Material Condition Matters More Than a Single Flaw
Different fence materials show decline in different ways.
Wood may develop splitting, warping, decay, loose boards, or deteriorated post bases. Metal fencing may show corrosion, bent sections, failed connections, or alignment problems. Vinyl and composite components may crack, separate, fade, or become distorted.
Sacramento heat, sun exposure, dry conditions, irrigation, and seasonal rain can affect different sections unevenly. One side of a fence may receive more moisture, shade, or direct sun than another.
Because conditions vary along the property, one damaged area does not necessarily represent the entire fence. A useful estimate should identify which materials remain serviceable and which components are contributing to the problem.
Matching an Older Fence Can Affect the Decision
Repair may be structurally practical but visually imperfect.
Replacement boards or panels may not precisely match older materials because of fading, weathering, discontinued styles, or differences in material availability.
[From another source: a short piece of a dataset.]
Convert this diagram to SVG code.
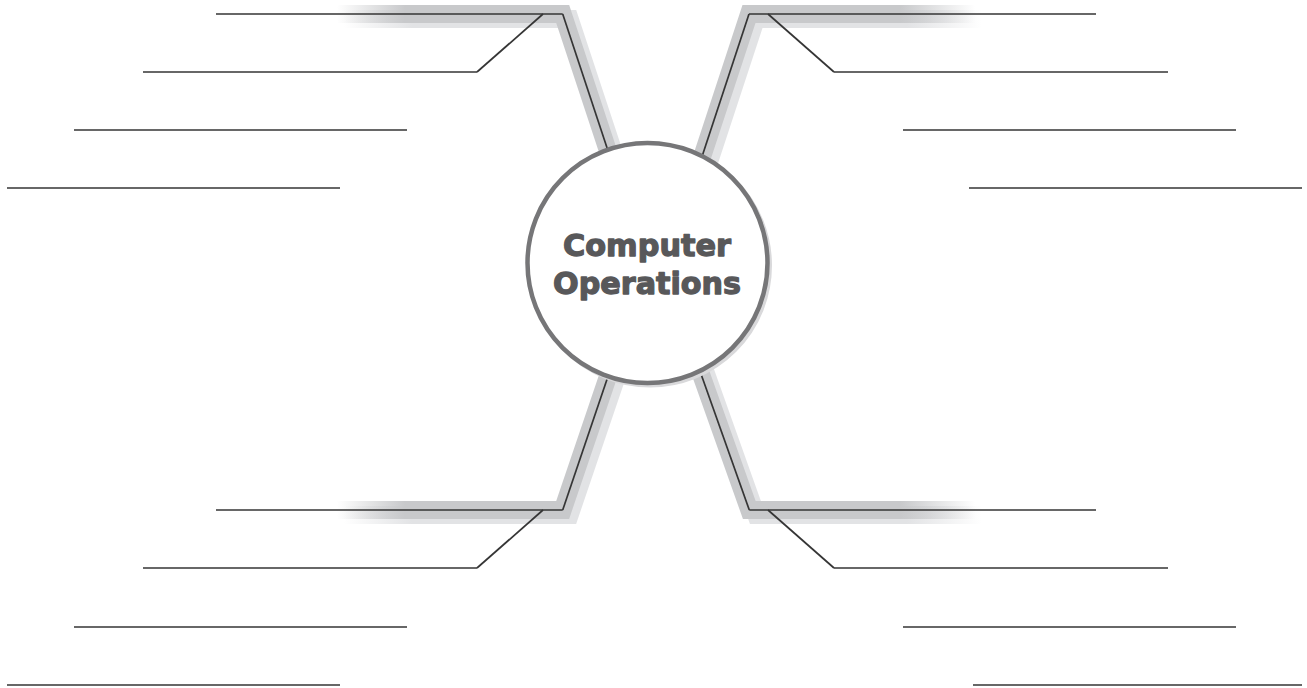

This does not necessarily make repair a poor choice, especially when the primary goal is restoring function.
However, appearance may carry more weight when the damaged section is highly visible, connected to an outdoor living area, or part of a fence with extensive mismatched repairs.
Before approving the work, ask how closely the repaired area is expected to match the existing fence. This helps prevent a technically successful repair from producing an unexpected visual result.
Repair and Replacement Do Not Have to Be All-or-Nothing
Some fence projects fall between a minor repair and complete replacement.
A contractor may recommend replacing one full run, rebuilding a gate section, or addressing several connected panels while leaving the rest of the fence in place. This can make sense when deterioration is concentrated along one side of the property.
Partial replacement can also create questions about transitions, material matching, post placement, and how new sections will connect to older ones. Those details should be included in the estimate rather than decided after work begins.
The goal is to define a scope that addresses the actual pattern of damage without automatically preserving every old component or replacing every usable one.
Questions That Can Make an Estimate More Useful
When meeting with a local fence professional, a few focused questions can help you understand the recommendation:
- Is the damage limited to the visible section, or are nearby components weakening too?
- Which posts and structural components can remain?
- What is likely to happen if only the damaged area is repaired?
- Would the new materials visibly differ from the existing fence?
- Is partial replacement a practical option?
- What work is included around gates, transitions, cleanup, and material removal?
A clear estimate should identify the section being repaired or replaced, the materials involved, and any existing components that will remain. Be cautious when the proposed scope is vague or when repair is dismissed without an explanation of what has failed.
Choose the Scope Based on the Fence’s Overall Condition
Repair is usually the stronger option when damage is contained, support remains dependable, and the work can restore the fence’s function without creating another predictable problem nearby.
Replacement becomes easier to justify when deterioration is widespread, several supporting components are failing, the fence no longer performs its purpose, or repeated repairs are consuming money without producing a dependable result.
The best decision is not automatically the least expensive project or the most extensive one. It is the scope that matches the condition of the fence and gives you a clear understanding of what the work is expected to accomplish.
Before hiring a Sacramento-area fence professional, ask for the recommendation to be explained in terms of structural support, extent of damage, expected appearance, and remaining serviceable materials. That explanation can make it much easier to compare quotes and decide whether repair, partial replacement, or full replacement fits the property.